Print the listing as it stands, omitting all images.

● Collected material
# # # # #
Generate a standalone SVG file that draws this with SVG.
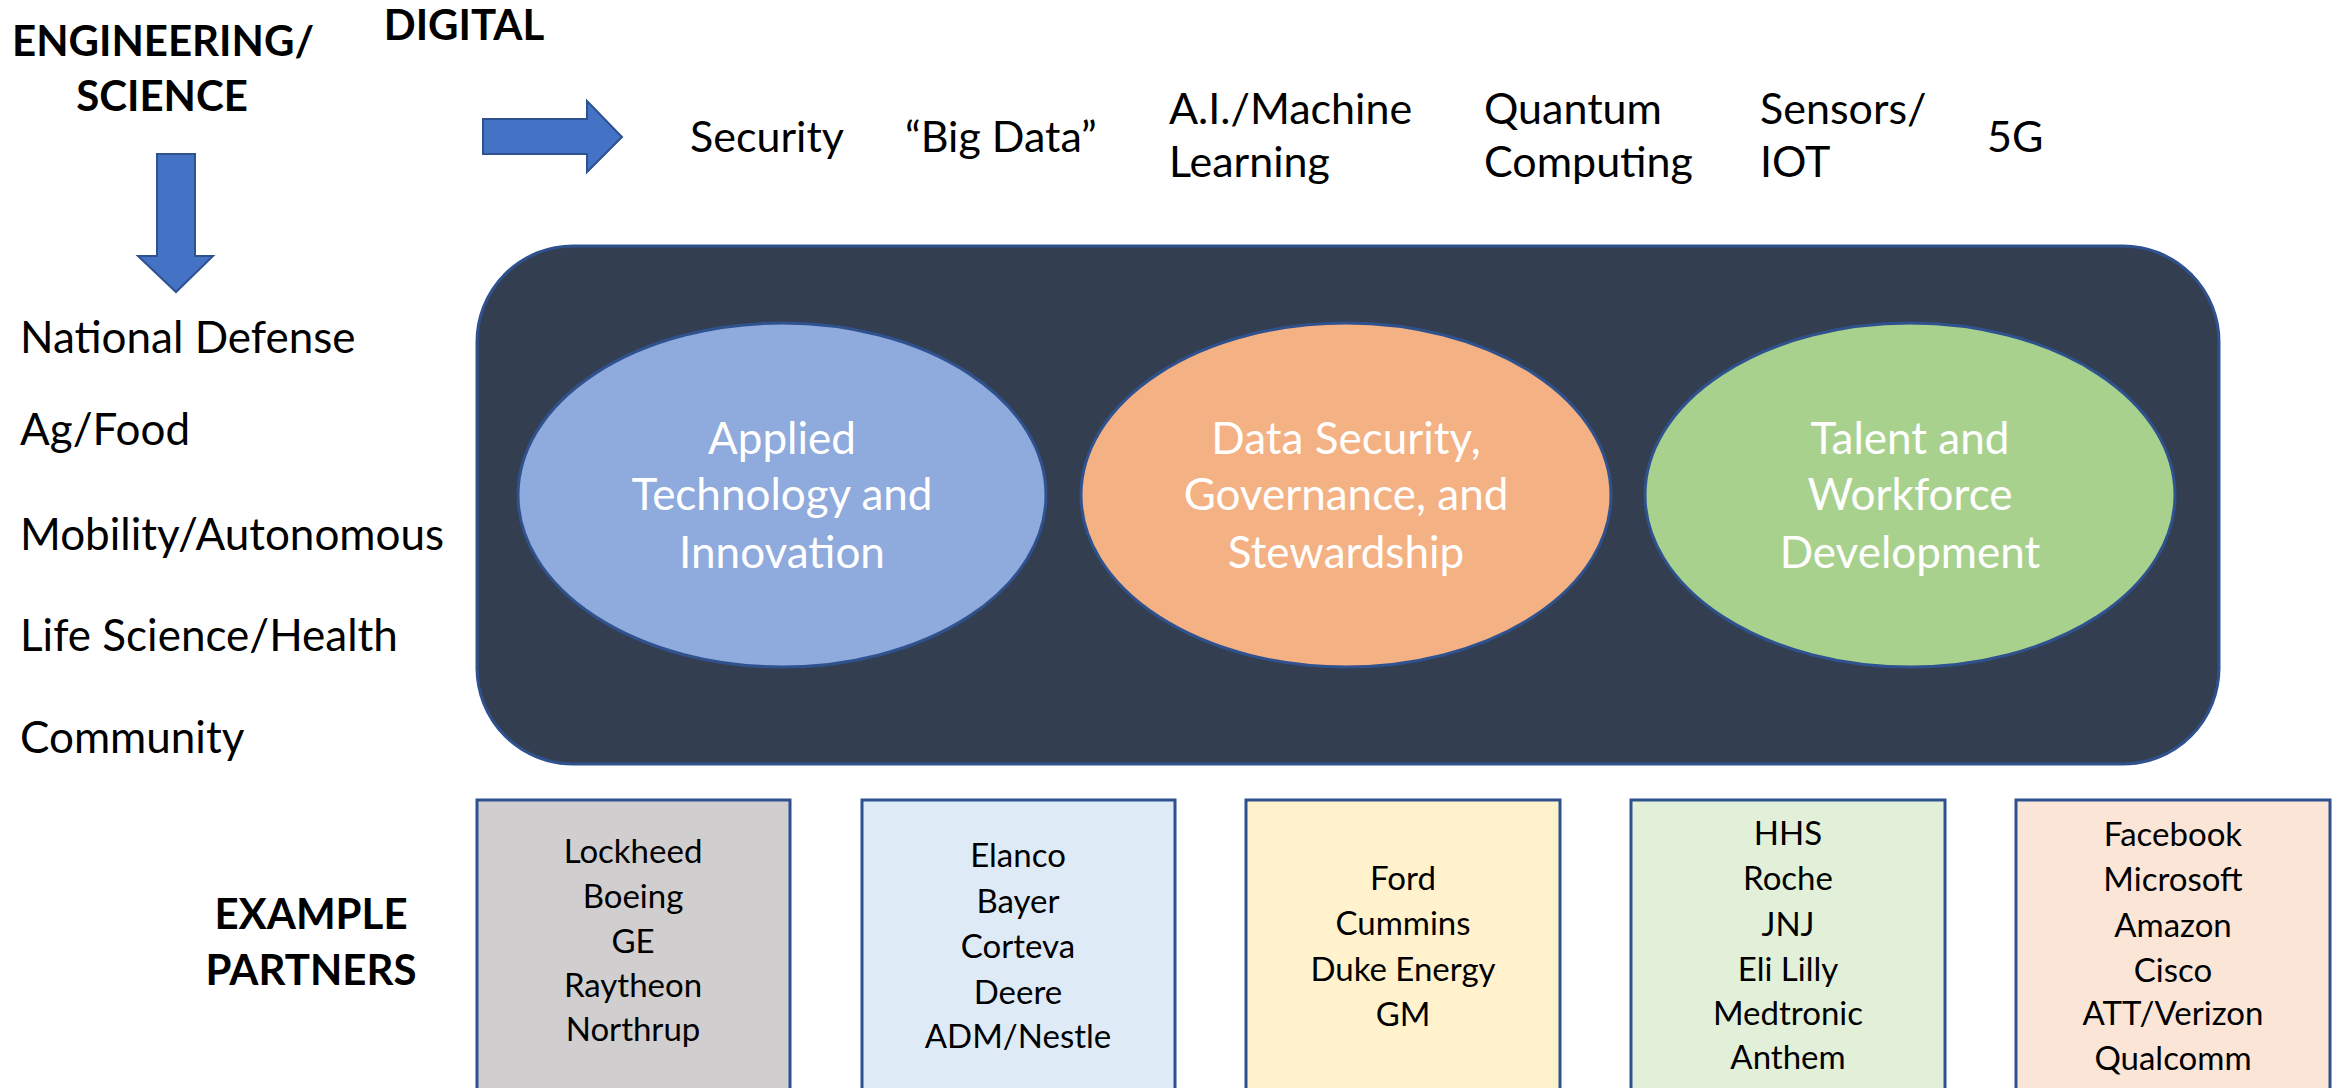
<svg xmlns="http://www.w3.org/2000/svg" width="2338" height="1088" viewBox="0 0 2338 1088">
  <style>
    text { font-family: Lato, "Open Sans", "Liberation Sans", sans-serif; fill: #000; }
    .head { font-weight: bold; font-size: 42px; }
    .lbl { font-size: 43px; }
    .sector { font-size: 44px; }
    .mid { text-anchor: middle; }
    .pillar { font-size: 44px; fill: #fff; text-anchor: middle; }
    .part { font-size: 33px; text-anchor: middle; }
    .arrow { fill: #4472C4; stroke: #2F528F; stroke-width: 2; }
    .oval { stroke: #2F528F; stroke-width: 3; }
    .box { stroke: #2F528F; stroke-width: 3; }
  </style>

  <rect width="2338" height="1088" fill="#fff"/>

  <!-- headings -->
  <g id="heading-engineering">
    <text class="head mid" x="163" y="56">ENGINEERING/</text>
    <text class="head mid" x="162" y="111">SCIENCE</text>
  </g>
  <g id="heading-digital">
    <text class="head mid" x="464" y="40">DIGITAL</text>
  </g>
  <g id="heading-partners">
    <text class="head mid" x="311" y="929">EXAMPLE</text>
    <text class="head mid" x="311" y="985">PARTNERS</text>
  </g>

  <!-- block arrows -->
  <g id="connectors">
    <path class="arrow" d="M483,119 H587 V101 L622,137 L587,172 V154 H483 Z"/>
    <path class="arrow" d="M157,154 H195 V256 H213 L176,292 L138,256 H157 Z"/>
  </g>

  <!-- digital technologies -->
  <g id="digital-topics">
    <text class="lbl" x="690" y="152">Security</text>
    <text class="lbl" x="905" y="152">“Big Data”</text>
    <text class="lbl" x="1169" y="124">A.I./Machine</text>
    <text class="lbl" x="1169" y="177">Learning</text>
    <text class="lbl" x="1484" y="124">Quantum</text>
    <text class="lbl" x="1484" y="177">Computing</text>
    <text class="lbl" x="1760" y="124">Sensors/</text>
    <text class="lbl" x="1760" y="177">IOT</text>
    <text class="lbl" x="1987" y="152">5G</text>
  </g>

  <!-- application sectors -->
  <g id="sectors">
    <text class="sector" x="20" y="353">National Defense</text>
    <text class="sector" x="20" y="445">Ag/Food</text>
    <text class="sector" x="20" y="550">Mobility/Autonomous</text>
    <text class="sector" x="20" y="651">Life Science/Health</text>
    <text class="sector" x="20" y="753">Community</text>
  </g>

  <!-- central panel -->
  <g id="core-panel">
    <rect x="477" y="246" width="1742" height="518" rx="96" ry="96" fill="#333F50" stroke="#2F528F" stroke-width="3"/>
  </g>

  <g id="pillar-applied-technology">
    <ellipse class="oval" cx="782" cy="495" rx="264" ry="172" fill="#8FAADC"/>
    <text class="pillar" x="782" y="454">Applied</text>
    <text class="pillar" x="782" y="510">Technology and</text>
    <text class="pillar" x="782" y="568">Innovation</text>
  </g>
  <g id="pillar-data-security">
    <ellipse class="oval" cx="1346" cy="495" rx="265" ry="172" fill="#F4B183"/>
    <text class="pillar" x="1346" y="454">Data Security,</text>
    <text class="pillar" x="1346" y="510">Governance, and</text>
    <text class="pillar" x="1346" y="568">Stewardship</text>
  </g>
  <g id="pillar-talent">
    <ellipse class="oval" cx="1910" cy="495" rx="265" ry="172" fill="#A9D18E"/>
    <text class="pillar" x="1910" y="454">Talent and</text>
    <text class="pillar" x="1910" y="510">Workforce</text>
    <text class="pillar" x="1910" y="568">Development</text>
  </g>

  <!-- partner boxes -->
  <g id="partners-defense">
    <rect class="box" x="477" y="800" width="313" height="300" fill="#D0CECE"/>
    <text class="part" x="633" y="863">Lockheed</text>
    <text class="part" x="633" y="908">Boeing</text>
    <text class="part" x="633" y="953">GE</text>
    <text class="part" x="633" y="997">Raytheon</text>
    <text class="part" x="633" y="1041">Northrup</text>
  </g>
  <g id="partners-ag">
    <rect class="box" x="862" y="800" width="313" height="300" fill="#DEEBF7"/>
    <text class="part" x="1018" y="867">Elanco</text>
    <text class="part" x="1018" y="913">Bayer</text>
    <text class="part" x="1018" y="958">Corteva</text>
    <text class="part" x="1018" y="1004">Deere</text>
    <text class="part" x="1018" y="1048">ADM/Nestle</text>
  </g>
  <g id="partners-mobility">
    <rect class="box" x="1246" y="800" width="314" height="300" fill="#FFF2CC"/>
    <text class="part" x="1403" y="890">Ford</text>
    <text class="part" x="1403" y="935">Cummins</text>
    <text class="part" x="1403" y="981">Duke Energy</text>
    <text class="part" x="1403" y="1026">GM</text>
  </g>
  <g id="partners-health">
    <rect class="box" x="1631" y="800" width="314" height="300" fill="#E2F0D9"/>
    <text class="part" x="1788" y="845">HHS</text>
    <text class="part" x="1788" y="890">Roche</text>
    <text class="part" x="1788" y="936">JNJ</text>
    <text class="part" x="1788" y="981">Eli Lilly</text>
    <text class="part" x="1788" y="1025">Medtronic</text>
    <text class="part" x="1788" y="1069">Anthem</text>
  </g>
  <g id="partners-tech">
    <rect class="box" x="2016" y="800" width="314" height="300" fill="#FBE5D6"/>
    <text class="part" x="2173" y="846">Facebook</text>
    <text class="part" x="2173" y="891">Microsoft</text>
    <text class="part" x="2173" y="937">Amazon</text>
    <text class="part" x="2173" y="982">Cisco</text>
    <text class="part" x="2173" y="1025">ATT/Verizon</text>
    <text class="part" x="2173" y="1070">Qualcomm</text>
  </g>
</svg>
# # # # #
● Expected answer
Generate a standalone SVG file that draws this with SVG.
<svg xmlns="http://www.w3.org/2000/svg" width="2338" height="1088" viewBox="0 0 2338 1088">
  <style>
    text { font-family: Lato, "Open Sans", "Liberation Sans", sans-serif; fill: #000; }
    .head { font-weight: bold; font-size: 42px; }
    .lbl { font-size: 43px; }
    .sector { font-size: 44px; }
    .mid { text-anchor: middle; }
    .pillar { font-size: 44px; fill: #fff; text-anchor: middle; }
    .part { font-size: 33px; text-anchor: middle; }
    .arrow { fill: #4472C4; stroke: #2F528F; stroke-width: 2; }
    .oval { stroke: #2F528F; stroke-width: 3; }
    .box { stroke: #2F528F; stroke-width: 3; }
  </style>

  <rect width="2338" height="1088" fill="#fff"/>

  <!-- headings -->
  <g id="heading-engineering">
    <text class="head mid" x="163" y="56">ENGINEERING/</text>
    <text class="head mid" x="162" y="111">SCIENCE</text>
  </g>
  <g id="heading-digital">
    <text class="head mid" x="464" y="40">DIGITAL</text>
  </g>
  <g id="heading-partners">
    <text class="head mid" x="311" y="929">EXAMPLE</text>
    <text class="head mid" x="311" y="985">PARTNERS</text>
  </g>

  <!-- block arrows -->
  <g id="connectors">
    <path class="arrow" d="M483,119 H587 V101 L622,137 L587,172 V154 H483 Z"/>
    <path class="arrow" d="M157,154 H195 V256 H213 L176,292 L138,256 H157 Z"/>
  </g>

  <!-- digital technologies -->
  <g id="digital-topics">
    <text class="lbl" x="690" y="152">Security</text>
    <text class="lbl" x="905" y="152">“Big Data”</text>
    <text class="lbl" x="1169" y="124">A.I./Machine</text>
    <text class="lbl" x="1169" y="177">Learning</text>
    <text class="lbl" x="1484" y="124">Quantum</text>
    <text class="lbl" x="1484" y="177">Computing</text>
    <text class="lbl" x="1760" y="124">Sensors/</text>
    <text class="lbl" x="1760" y="177">IOT</text>
    <text class="lbl" x="1987" y="152">5G</text>
  </g>

  <!-- application sectors -->
  <g id="sectors">
    <text class="sector" x="20" y="353">National Defense</text>
    <text class="sector" x="20" y="445">Ag/Food</text>
    <text class="sector" x="20" y="550">Mobility/Autonomous</text>
    <text class="sector" x="20" y="651">Life Science/Health</text>
    <text class="sector" x="20" y="753">Community</text>
  </g>

  <!-- central panel -->
  <g id="core-panel">
    <rect x="477" y="246" width="1742" height="518" rx="96" ry="96" fill="#333F50" stroke="#2F528F" stroke-width="3"/>
  </g>

  <g id="pillar-applied-technology">
    <ellipse class="oval" cx="782" cy="495" rx="264" ry="172" fill="#8FAADC"/>
    <text class="pillar" x="782" y="454">Applied</text>
    <text class="pillar" x="782" y="510">Technology and</text>
    <text class="pillar" x="782" y="568">Innovation</text>
  </g>
  <g id="pillar-data-security">
    <ellipse class="oval" cx="1346" cy="495" rx="265" ry="172" fill="#F4B183"/>
    <text class="pillar" x="1346" y="454">Data Security,</text>
    <text class="pillar" x="1346" y="510">Governance, and</text>
    <text class="pillar" x="1346" y="568">Stewardship</text>
  </g>
  <g id="pillar-talent">
    <ellipse class="oval" cx="1910" cy="495" rx="265" ry="172" fill="#A9D18E"/>
    <text class="pillar" x="1910" y="454">Talent and</text>
    <text class="pillar" x="1910" y="510">Workforce</text>
    <text class="pillar" x="1910" y="568">Development</text>
  </g>

  <!-- partner boxes -->
  <g id="partners-defense">
    <rect class="box" x="477" y="800" width="313" height="300" fill="#D0CECE"/>
    <text class="part" x="633" y="863">Lockheed</text>
    <text class="part" x="633" y="908">Boeing</text>
    <text class="part" x="633" y="953">GE</text>
    <text class="part" x="633" y="997">Raytheon</text>
    <text class="part" x="633" y="1041">Northrup</text>
  </g>
  <g id="partners-ag">
    <rect class="box" x="862" y="800" width="313" height="300" fill="#DEEBF7"/>
    <text class="part" x="1018" y="867">Elanco</text>
    <text class="part" x="1018" y="913">Bayer</text>
    <text class="part" x="1018" y="958">Corteva</text>
    <text class="part" x="1018" y="1004">Deere</text>
    <text class="part" x="1018" y="1048">ADM/Nestle</text>
  </g>
  <g id="partners-mobility">
    <rect class="box" x="1246" y="800" width="314" height="300" fill="#FFF2CC"/>
    <text class="part" x="1403" y="890">Ford</text>
    <text class="part" x="1403" y="935">Cummins</text>
    <text class="part" x="1403" y="981">Duke Energy</text>
    <text class="part" x="1403" y="1026">GM</text>
  </g>
  <g id="partners-health">
    <rect class="box" x="1631" y="800" width="314" height="300" fill="#E2F0D9"/>
    <text class="part" x="1788" y="845">HHS</text>
    <text class="part" x="1788" y="890">Roche</text>
    <text class="part" x="1788" y="936">JNJ</text>
    <text class="part" x="1788" y="981">Eli Lilly</text>
    <text class="part" x="1788" y="1025">Medtronic</text>
    <text class="part" x="1788" y="1069">Anthem</text>
  </g>
  <g id="partners-tech">
    <rect class="box" x="2016" y="800" width="314" height="300" fill="#FBE5D6"/>
    <text class="part" x="2173" y="846">Facebook</text>
    <text class="part" x="2173" y="891">Microsoft</text>
    <text class="part" x="2173" y="937">Amazon</text>
    <text class="part" x="2173" y="982">Cisco</text>
    <text class="part" x="2173" y="1025">ATT/Verizon</text>
    <text class="part" x="2173" y="1070">Qualcomm</text>
  </g>
</svg>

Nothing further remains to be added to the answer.